When Pam's mother was a young girl living in a Congregational Church parsonage in Canaan, Connecticut, she was not allowed to play with Irish Catholic children.

Pam's only experience with Catholic schoolchildren and nuns was when her very-Anglican school played basketball with one of New York City's Catholic schools. "It seemed grossly unfair," she recalls, "to see little old ladies dressed as penguins crossing themselves when one of their school's children went to the foul line. We never could beat them."

In turn, if my experience was typical, Catholic schools taught little about Protestantism and discouraged dating Protestants. When I was old enough to think about Martin Luther I saw him as a priest who had to start a new religion because he wanted to marry a nun.

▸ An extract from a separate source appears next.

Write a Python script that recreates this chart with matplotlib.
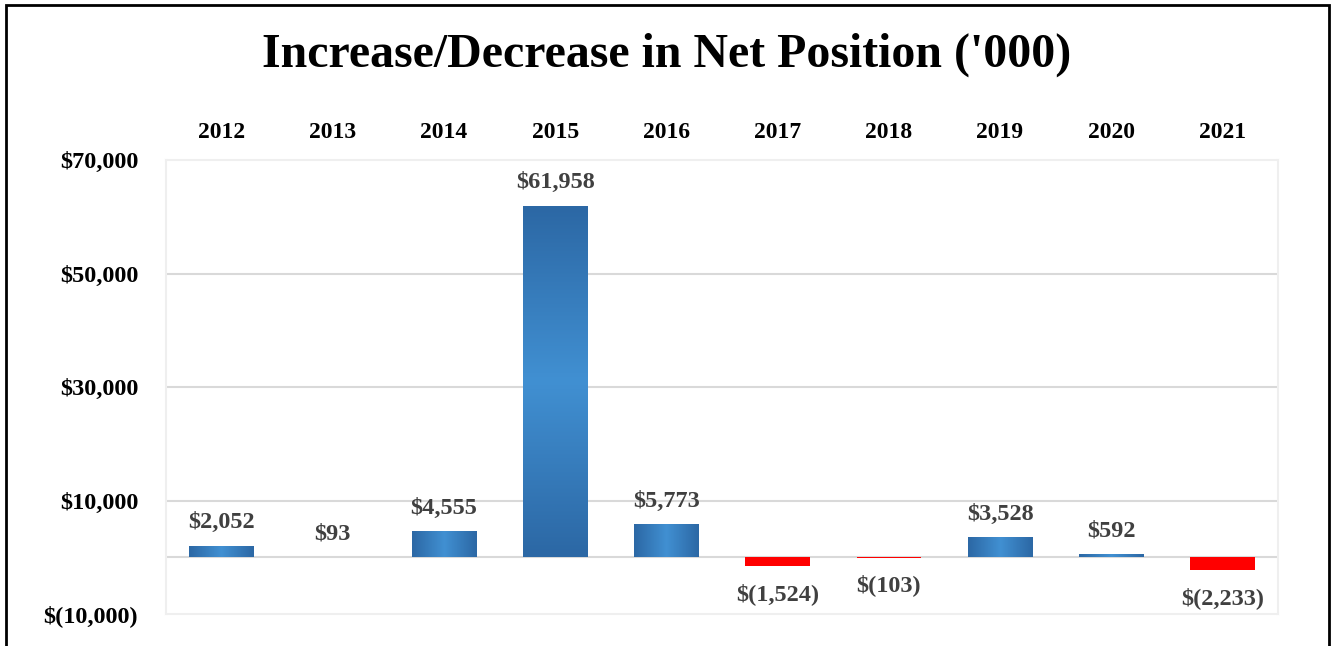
import numpy as np
import matplotlib
matplotlib.use("Agg")
import matplotlib.pyplot as plt
from matplotlib.patches import Rectangle
from matplotlib.colors import LinearSegmentedColormap

plt.rcParams['font.family'] = ['Liberation Serif', 'DejaVu Serif']
plt.rcParams['font.weight'] = 'bold'

# data ('000)
years = ['2012', '2013', '2014', '2015', '2016', '2017', '2018', '2019', '2020', '2021']
values = [2052, 93, 4555, 61958, 5773, -1524, -103, 3528, 592, -2233]
y_ticks = [-10000, 10000, 30000, 50000, 70000]


def money(v):
    if v < 0:
        return "$({:,})".format(-v)
    return "${:,}".format(v)


fig = plt.figure(figsize=(13.33, 6.46), dpi=100)
ax = fig.add_axes([166 / 1333, 1 - 614 / 646, (1278 - 166) / 1333, (614 - 160) / 646])

x = np.arange(len(years))
colors = ['#3a7fc0' if v >= 0 else '#ff0000' for v in values]
bars = ax.bar(x, values, width=0.58, color=colors, zorder=3)

# gradient fill for the blue bars (dark edges, light centre)
blue = LinearSegmentedColormap.from_list('b', ['#2c68a5', '#4190d2', '#2c68a5'])
grad = np.linspace(0, 1, 64).reshape(1, -1)
for b, v in zip(bars, values):
    if v <= 0:
        continue
    x0, y0 = b.get_x(), b.get_y()
    w, h = b.get_width(), b.get_height()
    if h > 20000:
        g = np.linspace(0, 1, 64).reshape(-1, 1)
    else:
        g = grad
    im = ax.imshow(g, cmap=blue, extent=(x0, x0 + w, y0, y0 + h),
                   aspect='auto', zorder=4, interpolation='bicubic')
    im.set_clip_path(b)

# value labels
for xi, v in zip(x, values):
    if v >= 0:
        ax.annotate(money(v), (xi, v), xytext=(0, 9), textcoords='offset points',
                    ha='center', va='bottom', fontsize=17.5, color='#404040')
    else:
        ax.annotate(money(v), (xi, v), xytext=(0, -12), textcoords='offset points',
                    ha='center', va='top', fontsize=17.5, color='#404040')

ax.set_xlim(-0.5, len(years) - 0.5)
ax.set_ylim(-10000, 70000)
ax.set_yticks(y_ticks)
ax.set_yticklabels([money(t) for t in y_ticks], fontsize=17.5)
ax.set_xticks(x)
ax.set_xticklabels(years, fontsize=17)
ax.xaxis.tick_top()
ax.tick_params(axis='x', length=0, pad=12)
ax.tick_params(axis='y', length=0, pad=20)

for t in [0, 10000, 30000, 50000]:
    ax.axhline(t, color='#d9d9d9', lw=1.5, zorder=1)
for s in ax.spines.values():
    s.set_color('#efefef')
    s.set_linewidth(1.5)

fig.suptitle("Increase/Decrease in Net Position ('000)", fontsize=34.5,
             fontweight='bold', y=1 - 55 / 646, va='center')

# outer black frame
fig.patches.append(Rectangle((6 / 1333, -0.05), (1329 - 6) / 1333, 1.05 - 5 / 646,
                             transform=fig.transFigure, fill=False,
                             edgecolor='black', lw=2))

fig.savefig('out.png', dpi=100)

There are some commentaries and fictional depictions of parish life. I found a few interesting oral histories, but they are more like snapshots than pictures and are difficult to access. There's an excellent University of Notre Dame broad-sweeping historical-sociological study.

In his novels, author Father Andrew M. Greeley puts human faces on Catholicism and provides glimpses of parish life. Though Greeley grew up in a south Chicago Irish parish I've not found any discussion of that experience in his writings, though he does often comment on how it affected him.

I've tried to render happenings and remember voices accurately from around 1936 to 1944, when I was at St. Aloysius School, but I'm aware memory has a way of ripening into nostalgia and, as Emerson said, "the years teach much which the days never know."